Red hair and the Curly Girl Method

Red hair and the Curly Girl Method

Natural redheads’ hair strands are typically dryer and more delicate than other hair types. And if you have a wave/curl to your ginger locks too, then those strands are likely to be all the more fragile. Embracing your natural wave or curls is becoming more and more popular, and more accessible than ever before, thanks to the Curly Girl Method.

Created by Lorraine Massey, and detailed in her book Curly Girl: The Handbook, the Curly Girl Method is a set of guidelines to help you to encourage those kinks like never before. You may never have thought it possible to have curly hair, but the Curly Girl Method can unlock that for you.

 

WHAT IS THE CURLY GIRL METHOD (CGM)?

The Curly Girl Method has a few core principles: conditioner is your life now. Shampoo is, largely, a no-no (but we’ll elaborate on that). And anything containing sulfates, silicones, or anything nasty should never been used again.

What’s ‘nasty’? Thankfully, there’s a handy online ‘CurlsBot’ tool that can analyse your hair product ingredients list so you know whether or not it’s CG-friendly. As the website says: “We look for silicones, oils, and waxes that can build up, as well as harsh sulfates.”

 

WHY SHOULD CURLY REDHEADS FOLLOW THE CURLY GIRL METHOD?

As we know, redheads should turn their back on sulfates and silicones due to the damage they can do to your delicate ginger strands. And by shunning all the bad ingredients, in turn it encourages your hair strands to become less frizzy, reflect more light, be shinier and brighter. This is the same for curly hair, too.

But what is the ‘method’? To give an example of a format for following CGM (because, there are lots of techniques):

  1. Totally soak hair with medium-warm water, then massage your CGM-approved conditioner into your roots, just like you would with shampoo. This is called co-washing. You may need quite a lot of conditioner here, but it’s important to make sure your whole scalp has been washed with it.

  2. Rinse, then apply conditioner again, from root to tip this time. Gently use your fingers to distribute through your hair and release any knots (you can use a wide-tooth comb if you wish), then leave on your hair for a few minutes.

  3. Rinse through, making sure the conditioner is out from your scalp.
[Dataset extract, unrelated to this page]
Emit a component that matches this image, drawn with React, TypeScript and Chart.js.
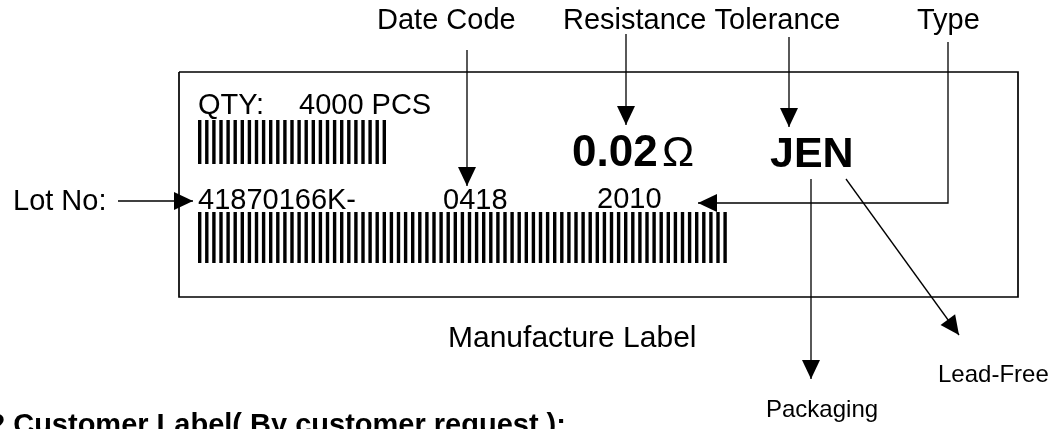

  4. While your hair is still soaking wet, grab some more conditioner (yes, more, but not as much as last time) and apply again through the lengths of your hair (no need to cover your roots this time).

  5. Now it’s time to ‘squish to condish’, which fuses the water with the conditioner into the shaft of your hair strands and helps to form curl formation. To do this, flip your head upside down, then use your hands to lift your hair up from the tips and scrunch your hair towards your scalp. This will make delightful ‘squishing’ noises between the conditioner and water.
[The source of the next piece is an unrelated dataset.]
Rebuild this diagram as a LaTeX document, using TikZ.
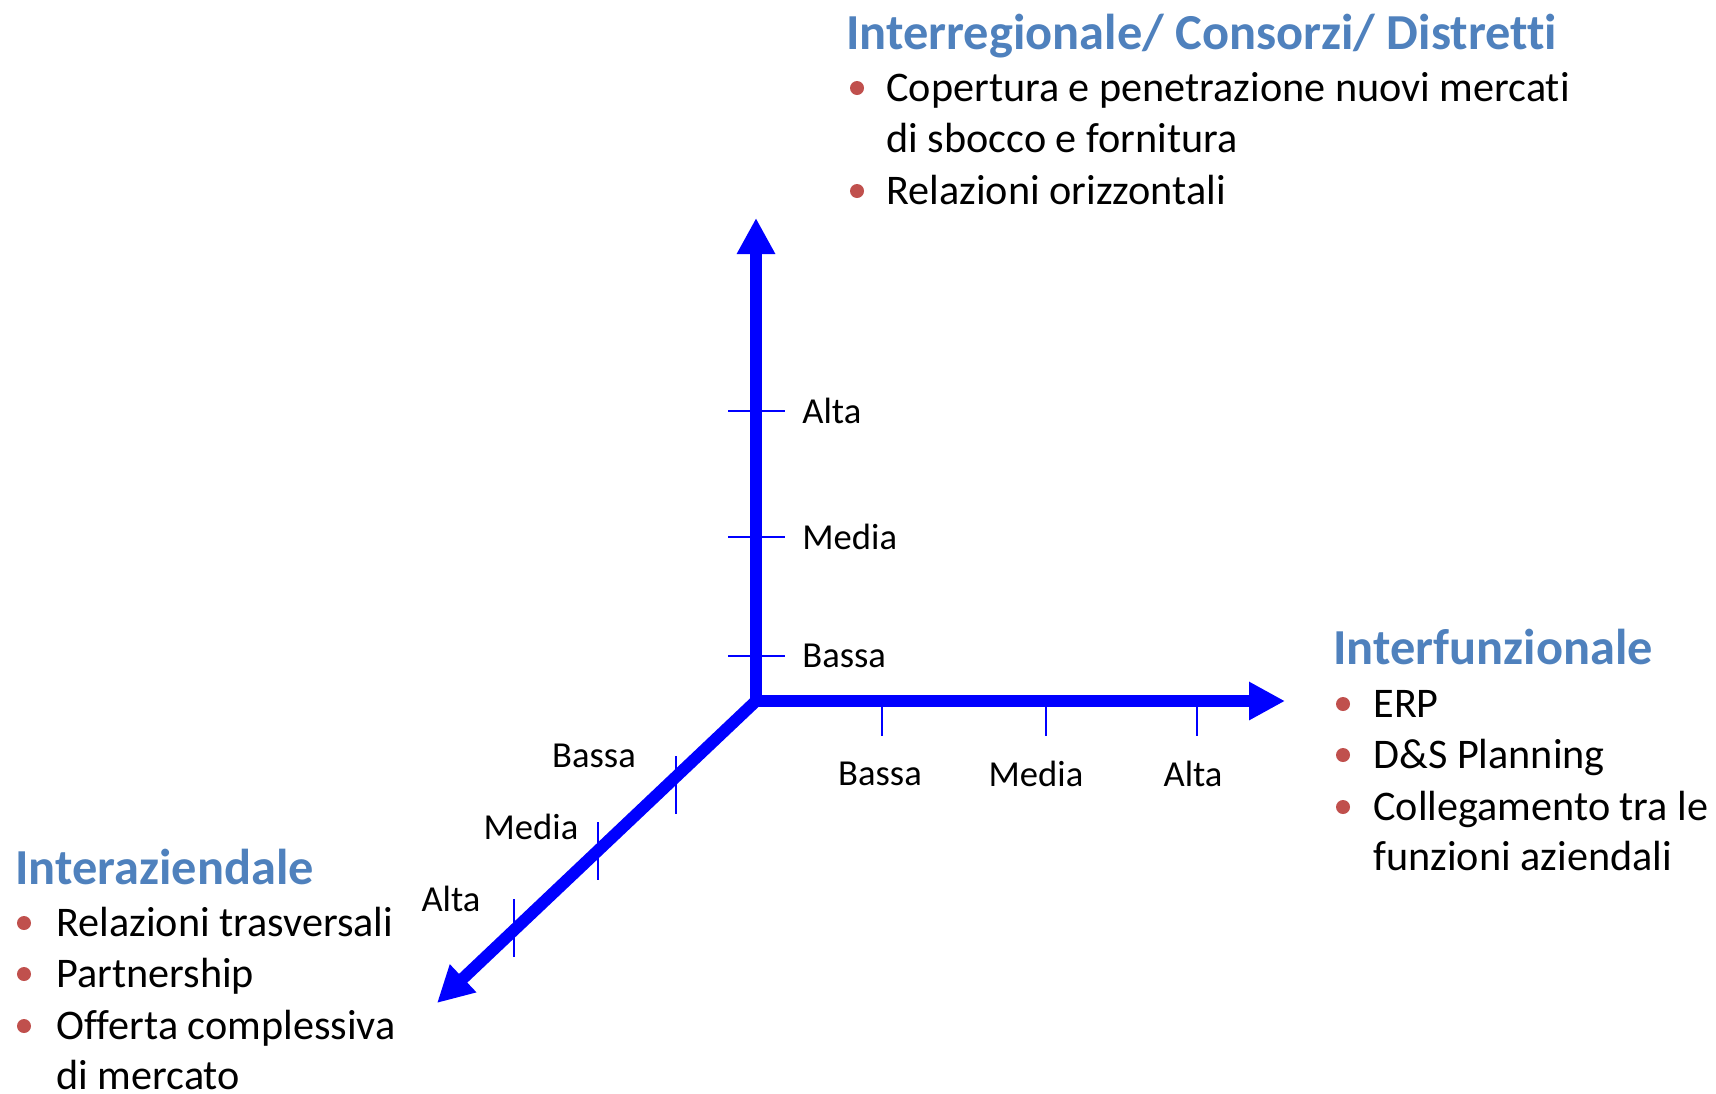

  6. Do this squishing method again using a mousse product to help style your curl formation further.

  7. (Or, instead of mousse, or as well as, you can use a gel to give your curls more hold – make sure every piece of hair is covered and then squish to form the curls, as above directions)

  8. Time to ‘plop’! You can use a long-sleeved t-shirt or microfibre towel to wrap up your hair and secure on top of your head. Check out this tutorial

  9. You can plop for as long as you want, but air drying after around half an hour of plopping is a good compromise for time. If you feel the need you can finish off drying with a hair dryer with a diffuser on medium heat and low wind setting.

  10. If using gel, you can then ‘scrunch out the crunch’ once your hair is completely dry. This is just scrunching your hair from underneath to release any of the gel-ified clumps of curls.

Believe it or not, there are even more ways you can follow CGM, but it’s all about finding what works best for you.

 

IT’S A BIT RESTRICTIVE, ISN’T IT?

There are some parts of CGM that may seem a bit restrictive, and that’s where shampoo can come in. If you’re following CGM by the letter, shampoo is a no-go, but many people find shampoo is the only way they can experience a ‘real clean’, and helps much better to relieve product build-up, which may happen from time to time. It’s true that your hair doesn’t actually need shampoo to be cleaned, but there are plenty of friendlier shampoos you can use instead as a compromise. These must be sulfate-free and silicone-free, and are what are referred to as ‘low poo’ in CGM.

Our Henna & Rose shampoo for redheads is sulfate-free and silicone-free, so is ideal to use for those with curly hair looking to take care of those beautiful kinks. And not only that, the small amount of henna will help to enhance the vibrancy and shine of your red hair shade. To complement this, our Henna & Rose conditioner for redheads is fully curly-girl friendly.

Through adopting some of CGM’s methods and guidelines, whether strictly or loosely, you’ll be able to find a routine that suits your waves and curls, which will become more defined, more hydrated and healthier over time.